The many displaced have nowhere to go. Renting apartments in town are far beyond their means. Factory owners have already ordered them to leave their temporary dwellings and the water pumps, which only bring up salt water, will soon be turned off.
One of the displaced, Farid, said he will try to remain at the factories with his extended family. “Our village is on the frontline of the fighting so we will stay here. We have no place to go and no money to rent a place. I will ask the landowner if we can stay and build something to collect rainwater for drinking.”
The children here are too far away from school facilities to attend. Instead, they help their parents shape bricks to be used in one of Mazar e-Sharif’s glossy new buildings. Government representatives visited the families but have yet to provide any assistance.
The number of displaced in Afghanistan has spiked in the past year by half. Most of these people are trying to settle in the once stable north. Yet their needs were not even on the agenda for the aid conference in the city, which brought together top representatives from the government and the NATO-led security forces. At the national level they are similarly ignored.

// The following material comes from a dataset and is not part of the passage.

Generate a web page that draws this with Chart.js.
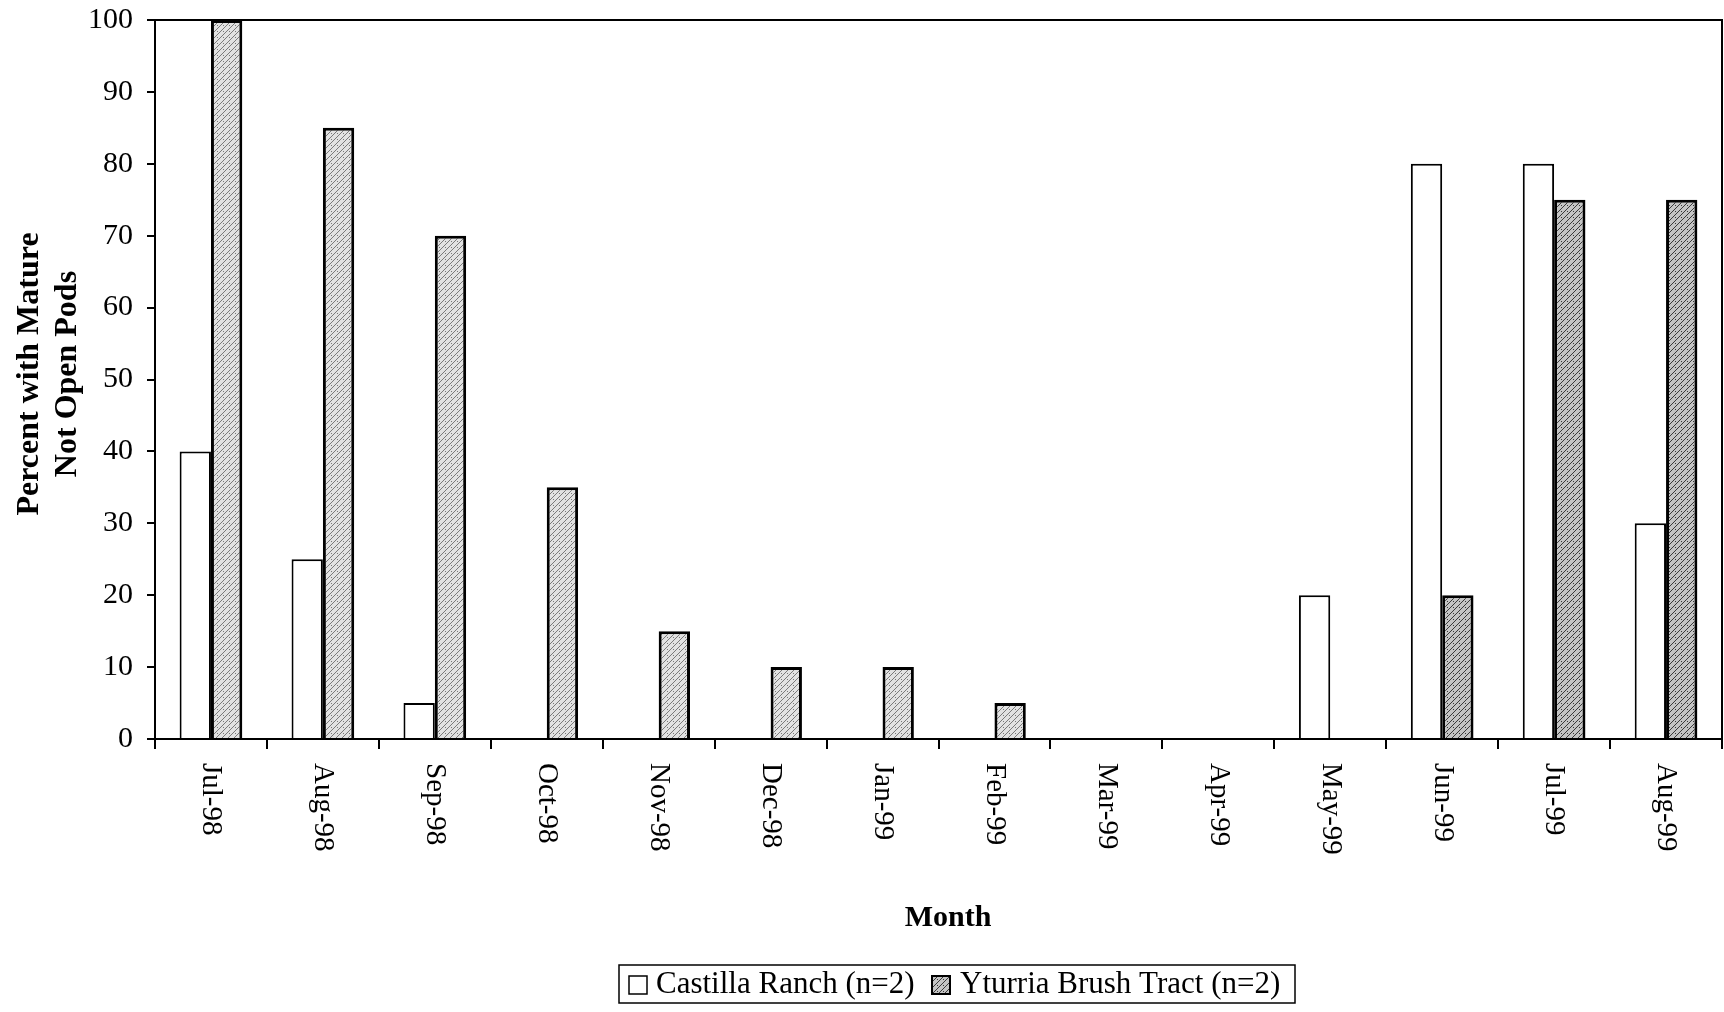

The international community is currently moving towards an exit strategy of transitioning security and aid affairs to Afghan ownership. As this happens, governments and humanitarian groups must re-commit to assisting the displaced in light of the government’s weak capacity and will to respond.
“We don’t know what to do,” said Hamid. “The winter and rains will make it very difficult. We have no relatives in the area to help. Only Allah knows what will happen to us.”